University Press of New England, 2010
190 pages, $27.95
Their own kingdom
“[A] castle that was also a kingdom, surrounded by a moat”–that was the dream of a mid-western couple transplanted to the West Coast. Engineering work at Lockheed during World War II had taken Art Kellam and his wife Nan to California, and the war delayed the search for their Shangri-La. They were 38 and had been married 15 years before they ran their specially-built dory up the beach of a Maine island.
The Kellams did not come as “summer folk.” They lived on Placentia Island, off Mt. Desert Island, year-round until Art died in 1985. Nan stayed on alone for another two years. When they first arrived in June 1949, the only structures on the island were an old sheep shed and a run-down barn, which they turned into comfortable, if Spartan, quarters dubbed Homewood.
The Kellams were avid recorders of their life. Nan left a daily journal. The “Big Book” was intended as a more “coherent and eloquent” narrative, according to author Peter P. Blanchard III.
Blanchard was the land steward for The Nature Conservancy (to which the Kellams gave their island) whose job it was to oversee Placentia while Nan was still in residence. He gives a humorous account-plus the one he found in her journal later-of his first meeting with Placentia’s chatelaine. He arrived “bearing a gift that, I was certain, would put me in her immediate good graces. Before I could complete the goodwill gesture, I tripped at the door sill and the container of Haagen-Dazs strawberry ice cream gained a momentum of its own.” It was already soft from the voyage to the island, and ended up all over its would-be beneficiary.
Blanchard’s book is based on the Kellams’ own words. The journal was written without much thought for posterity. Nan employs so many personal terms invented by the Bears (the Kellams’ name for themselves) that a glossary is included. Evidently, the Islanders (as Blanchard calls them) had literary aspirations. Daily writing sessions are recorded, and Art saw himself as a short story writer. However, there is no reference to seeking an editor or the fate of his typescripts.

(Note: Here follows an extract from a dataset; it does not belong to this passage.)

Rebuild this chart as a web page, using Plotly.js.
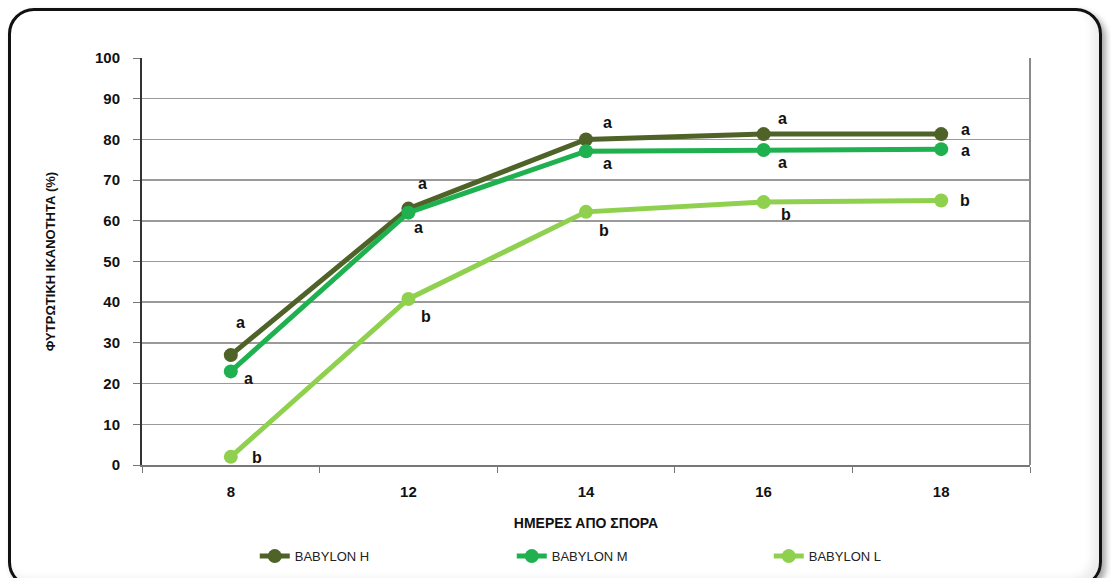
<!DOCTYPE html>
<html>
<head>
<meta charset="utf-8">
<script src="https://cdn.plot.ly/plotly-3.0.1.min.js"></script>
<style>
  html, body { margin: 0; padding: 0; background: #ffffff; }
  #wrap { position: relative; width: 1111px; height: 578px; overflow: hidden; background: #ffffff; }
  #frame { position: absolute; left: 8px; top: 8px; width: 1094px; height: 580px;
           border: 3px solid #111; border-radius: 26px; box-sizing: border-box;
           box-shadow: 4px 4px 6px rgba(0,0,0,0.35), inset -6px -6px 10px rgba(0,0,0,0.08); }
  #chart { position: absolute; left: 0; top: 0; width: 1111px; height: 578px; }
</style>
</head>
<body>
<div id="wrap">
  <div id="frame"></div>
  <div id="chart"></div>
</div>
<script>
// ---- data ----
const days = ['8', '12', '14', '16', '18'];
const babylonH = [27, 63, 80, 81.3, 81.3];
const babylonM = [23, 62, 77.1, 77.4, 77.6];
const babylonL = [2, 40.8, 62.2, 64.6, 65];
const lettersH = ['a', 'a', 'a', 'a', 'a'];
const lettersM = ['a', 'a', 'a', 'a', 'a'];
const lettersL = ['b', 'b', 'b', 'b', 'b'];
const yTicks = [0, 10, 20, 30, 40, 50, 60, 70, 80, 90, 100];

// ---- styles ----
const colH = '#4f6228';
const colM = '#1fb14f';
const colL = '#8fd14f';
const offH = [[10, -33], [14, -25], [21, -17], [19, -16], [24, -5]];
const offM = [[18, 7], [10, 15], [21, 12], [19, 13], [24, 1]];
const offL = [[26, 1], [18, 18], [18, 19], [22, 12], [24, 0]];

function trace(name, y, col) {
  return {
    x: days, y: y, name: name, type: 'scatter', mode: 'lines+markers',
    line: { color: col, width: 5 },
    marker: { color: col, size: 14 }
  };
}

const data = [
  trace('BABYLON H', babylonH, colH),
  trace('BABYLON M', babylonM, colM),
  trace('BABYLON L', babylonL, colL)
];

const annotations = [];
function addLetters(vals, letters, offs) {
  vals.forEach((v, i) => {
    annotations.push({
      x: i, y: v, xref: 'x', yref: 'y', text: '<b>' + letters[i] + '</b>', showarrow: false,
      xshift: offs[i][0], yshift: -offs[i][1],
      font: { family: 'Arial, Liberation Sans, sans-serif', size: 16, color: '#111' }
    });
  });
}
addLetters(babylonH, lettersH, offH);
addLetters(babylonM, lettersM, offM);
addLetters(babylonL, lettersL, offL);

const layout = {
  width: 1111, height: 578,
  paper_bgcolor: 'rgba(0,0,0,0)', plot_bgcolor: '#ffffff',
  margin: { l: 142, r: 81, t: 58, b: 113, autoexpand: false },
  font: { family: 'Arial, Liberation Sans, sans-serif', color: '#111' },
  showlegend: true,
  legend: {
    orientation: 'h', x: 0.127, xanchor: 'left', y: -0.224, yanchor: 'middle',
    font: { size: 13, color: '#222' }, entrywidth: 212, bgcolor: 'rgba(0,0,0,0)'
  },
  xaxis: {
    type: 'category', categoryorder: 'array', categoryarray: days, range: [-0.5, 4.5],
    tickson: 'boundaries', ticks: 'outside', ticklen: 6, tickcolor: '#777',
    ticklabelstandoff: 12,
    showgrid: false, showline: true, linecolor: '#777', linewidth: 2,
    tickfont: { size: 15, color: '#111', weight: 'bold' },
    title: { text: 'ΗΜΕΡΕΣ ΑΠΟ ΣΠΟΡΑ', font: { size: 14, color: '#111', weight: 'bold' }, standoff: 19 },
    zeroline: false, fixedrange: true
  },
  yaxis: {
    range: [0, 100], tickvals: yTicks, ticks: 'outside', ticklen: 7, tickcolor: '#777',
    ticklabelstandoff: 10,
    showgrid: true, gridcolor: '#9a9a9a', gridwidth: 1.5,
    showline: true, linecolor: '#333', linewidth: 2, zeroline: false,
    tickfont: { size: 15, color: '#111', weight: 'bold' },
    title: { text: 'ΦΥΤΡΩΤΙΚΗ ΙΚΑΝΟΤΗΤΑ (%)', font: { size: 13, color: '#111', weight: 'bold' }, standoff: 36 },
    fixedrange: true
  },
  shapes: [
    { type: 'line', xref: 'paper', yref: 'paper', x0: 1, x1: 1, y0: 0, y1: 1,
      line: { color: '#8a8a8a', width: 2 } }
  ],
  annotations: annotations
};

Plotly.newPlot('chart', data, layout, { displayModeBar: false, staticPlot: true });
</script>
</body>
</html>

Once the latter-day Crusoes are ensconced on Placentia, Blanchard organizes his book according to the gamut of motivations, relationships and activities into which all lives fall, but more intensely in the rarefied circumstances of an island. Particularly charming are the excerpts that track their growing familiarity with the birdlife on the island. Their writings reveal their practical-if rigidly patriarchal-natures, but also a spark of poetry, especially in Nan, for instance describing the advance of spring, “a warm promise up from banks of thawing snow and down from a brighter sun.”
Blanchard is also at his best among the evanescent beauties of Placentia. “As the couple passed below, a brief gust of wind from the open sea sent snow, which had accumulated on conifer branches, into brilliant bursts of fine powder in the declining sunlight.” In the end, this is a book about an island and its hold on the imagination, as much as it is about Art and Nan Kellam, wonderful intermediaries though they are.
About them, we end up knowing surprisingly little. Blanchard dismisses a series of “myths” that grew up around them-they were once Nazi agents, Art had been part of the Manhattan Project, and the like-but without providing much else in the way of a past. He tries to discuss the trials, as well as the glories, of a relationship in such isolation, but either he or the journal is so discreet that we don’t get much idea of what it was like.
We Were an Island is illustrated with old black and white snapshots taken by the Kellams. These are enhanced by David Graham’s color photographs, especially of some of the details inside Homewood. In fact, I am surprised that Graham gets only a passing mention in the Acknowledgements; his work adds tremendously to the book.
One quibble: I don’t know who the publisher expects to read We Were an Island, but I doubt they will need to be told that, in a woodland, succession is “an ecological process,” that Lisbon, when to the southeast, is “Portugal,” that willow ware is “household china with a blue and white design,” or that an archipelago is a “group of islands.”
Nonetheless, this is a perfect gift for anyone who has feelings for one or more of Maine’s 3,000 islands. “The Islanders’ saga represents,” writes Blanchard in a final note comparing the Kellams to Scott Nearing and his wife, “the life journey of Everyman, disenchanted with the status quo and intent on pursuing a novel path, but without rigorous plans for self-improvement or for promotion of a specific philosophy.” It is a grand addition to the Maine library.
Thomas Urquhart is the former director of Maine Audubon and author of For the Beauty of the Earth.